Dataset content:
▽

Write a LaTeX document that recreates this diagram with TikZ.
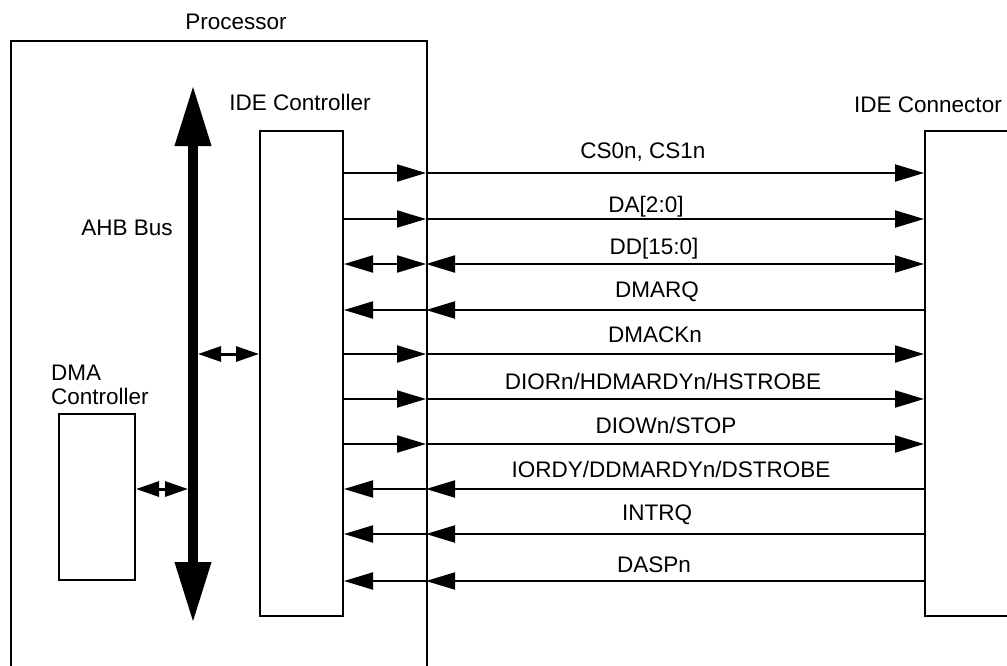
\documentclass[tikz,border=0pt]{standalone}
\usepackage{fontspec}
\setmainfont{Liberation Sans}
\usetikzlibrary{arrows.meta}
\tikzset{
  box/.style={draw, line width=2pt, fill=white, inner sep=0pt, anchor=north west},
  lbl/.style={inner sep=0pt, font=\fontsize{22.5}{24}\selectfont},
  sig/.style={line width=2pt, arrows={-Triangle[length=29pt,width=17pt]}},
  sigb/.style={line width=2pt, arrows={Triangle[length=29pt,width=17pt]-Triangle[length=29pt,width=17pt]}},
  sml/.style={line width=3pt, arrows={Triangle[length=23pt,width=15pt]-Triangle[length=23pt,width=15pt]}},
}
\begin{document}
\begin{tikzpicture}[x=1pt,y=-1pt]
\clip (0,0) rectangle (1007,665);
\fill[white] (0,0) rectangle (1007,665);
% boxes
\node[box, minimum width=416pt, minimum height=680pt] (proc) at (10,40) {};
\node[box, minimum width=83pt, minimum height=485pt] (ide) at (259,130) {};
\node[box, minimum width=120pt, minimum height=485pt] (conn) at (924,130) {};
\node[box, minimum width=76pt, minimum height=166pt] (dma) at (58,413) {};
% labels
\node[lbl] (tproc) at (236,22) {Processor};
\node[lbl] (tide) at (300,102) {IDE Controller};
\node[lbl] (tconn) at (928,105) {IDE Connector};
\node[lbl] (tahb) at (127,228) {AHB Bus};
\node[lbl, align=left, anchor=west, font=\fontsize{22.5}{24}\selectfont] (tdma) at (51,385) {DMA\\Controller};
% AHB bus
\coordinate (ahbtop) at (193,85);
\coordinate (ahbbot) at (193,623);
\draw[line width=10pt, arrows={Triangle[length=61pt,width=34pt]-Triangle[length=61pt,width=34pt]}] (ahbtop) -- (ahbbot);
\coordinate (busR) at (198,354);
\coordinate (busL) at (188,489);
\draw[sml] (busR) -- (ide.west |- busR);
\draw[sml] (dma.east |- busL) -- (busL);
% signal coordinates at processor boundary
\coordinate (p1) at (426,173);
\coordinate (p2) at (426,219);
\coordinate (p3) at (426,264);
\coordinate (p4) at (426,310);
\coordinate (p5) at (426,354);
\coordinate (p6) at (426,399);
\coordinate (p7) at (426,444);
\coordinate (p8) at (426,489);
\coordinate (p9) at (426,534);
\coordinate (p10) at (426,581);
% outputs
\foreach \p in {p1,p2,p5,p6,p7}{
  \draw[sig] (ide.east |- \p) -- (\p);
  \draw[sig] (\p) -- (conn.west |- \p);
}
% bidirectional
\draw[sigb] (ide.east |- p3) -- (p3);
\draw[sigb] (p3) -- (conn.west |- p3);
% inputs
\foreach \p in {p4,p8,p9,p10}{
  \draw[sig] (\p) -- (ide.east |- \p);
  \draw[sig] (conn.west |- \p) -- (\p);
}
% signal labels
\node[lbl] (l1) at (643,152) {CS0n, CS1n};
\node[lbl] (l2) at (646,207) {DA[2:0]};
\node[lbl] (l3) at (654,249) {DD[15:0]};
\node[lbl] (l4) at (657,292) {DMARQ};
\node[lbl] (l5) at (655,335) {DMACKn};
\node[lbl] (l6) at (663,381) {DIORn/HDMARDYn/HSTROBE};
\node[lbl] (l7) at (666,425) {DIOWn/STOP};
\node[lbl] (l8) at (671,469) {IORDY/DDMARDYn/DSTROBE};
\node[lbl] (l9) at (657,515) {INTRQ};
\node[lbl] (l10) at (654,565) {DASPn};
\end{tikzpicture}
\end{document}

△

Stated exercise:
Using the data above, write out every line exactly, leaving the images behind.

In response:
Write a LaTeX document that recreates this diagram with TikZ.
\documentclass[tikz,border=0pt]{standalone}
\usepackage{fontspec}
\setmainfont{Liberation Sans}
\usetikzlibrary{arrows.meta}
\tikzset{
  box/.style={draw, line width=2pt, fill=white, inner sep=0pt, anchor=north west},
  lbl/.style={inner sep=0pt, font=\fontsize{22.5}{24}\selectfont},
  sig/.style={line width=2pt, arrows={-Triangle[length=29pt,width=17pt]}},
  sigb/.style={line width=2pt, arrows={Triangle[length=29pt,width=17pt]-Triangle[length=29pt,width=17pt]}},
  sml/.style={line width=3pt, arrows={Triangle[length=23pt,width=15pt]-Triangle[length=23pt,width=15pt]}},
}
\begin{document}
\begin{tikzpicture}[x=1pt,y=-1pt]
\clip (0,0) rectangle (1007,665);
\fill[white] (0,0) rectangle (1007,665);
% boxes
\node[box, minimum width=416pt, minimum height=680pt] (proc) at (10,40) {};
\node[box, minimum width=83pt, minimum height=485pt] (ide) at (259,130) {};
\node[box, minimum width=120pt, minimum height=485pt] (conn) at (924,130) {};
\node[box, minimum width=76pt, minimum height=166pt] (dma) at (58,413) {};
% labels
\node[lbl] (tproc) at (236,22) {Processor};
\node[lbl] (tide) at (300,102) {IDE Controller};
\node[lbl] (tconn) at (928,105) {IDE Connector};
\node[lbl] (tahb) at (127,228) {AHB Bus};
\node[lbl, align=left, anchor=west, font=\fontsize{22.5}{24}\selectfont] (tdma) at (51,385) {DMA\\Controller};
% AHB bus
\coordinate (ahbtop) at (193,85);
\coordinate (ahbbot) at (193,623);
\draw[line width=10pt, arrows={Triangle[length=61pt,width=34pt]-Triangle[length=61pt,width=34pt]}] (ahbtop) -- (ahbbot);
\coordinate (busR) at (198,354);
\coordinate (busL) at (188,489);
\draw[sml] (busR) -- (ide.west |- busR);
\draw[sml] (dma.east |- busL) -- (busL);
% signal coordinates at processor boundary
\coordinate (p1) at (426,173);
\coordinate (p2) at (426,219);
\coordinate (p3) at (426,264);
\coordinate (p4) at (426,310);
\coordinate (p5) at (426,354);
\coordinate (p6) at (426,399);
\coordinate (p7) at (426,444);
\coordinate (p8) at (426,489);
\coordinate (p9) at (426,534);
\coordinate (p10) at (426,581);
% outputs
\foreach \p in {p1,p2,p5,p6,p7}{
  \draw[sig] (ide.east |- \p) -- (\p);
  \draw[sig] (\p) -- (conn.west |- \p);
}
% bidirectional
\draw[sigb] (ide.east |- p3) -- (p3);
\draw[sigb] (p3) -- (conn.west |- p3);
% inputs
\foreach \p in {p4,p8,p9,p10}{
  \draw[sig] (\p) -- (ide.east |- \p);
  \draw[sig] (conn.west |- \p) -- (\p);
}
% signal labels
\node[lbl] (l1) at (643,152) {CS0n, CS1n};
\node[lbl] (l2) at (646,207) {DA[2:0]};
\node[lbl] (l3) at (654,249) {DD[15:0]};
\node[lbl] (l4) at (657,292) {DMARQ};
\node[lbl] (l5) at (655,335) {DMACKn};
\node[lbl] (l6) at (663,381) {DIORn/HDMARDYn/HSTROBE};
\node[lbl] (l7) at (666,425) {DIOWn/STOP};
\node[lbl] (l8) at (671,469) {IORDY/DDMARDYn/DSTROBE};
\node[lbl] (l9) at (657,515) {INTRQ};
\node[lbl] (l10) at (654,565) {DASPn};
\end{tikzpicture}
\end{document}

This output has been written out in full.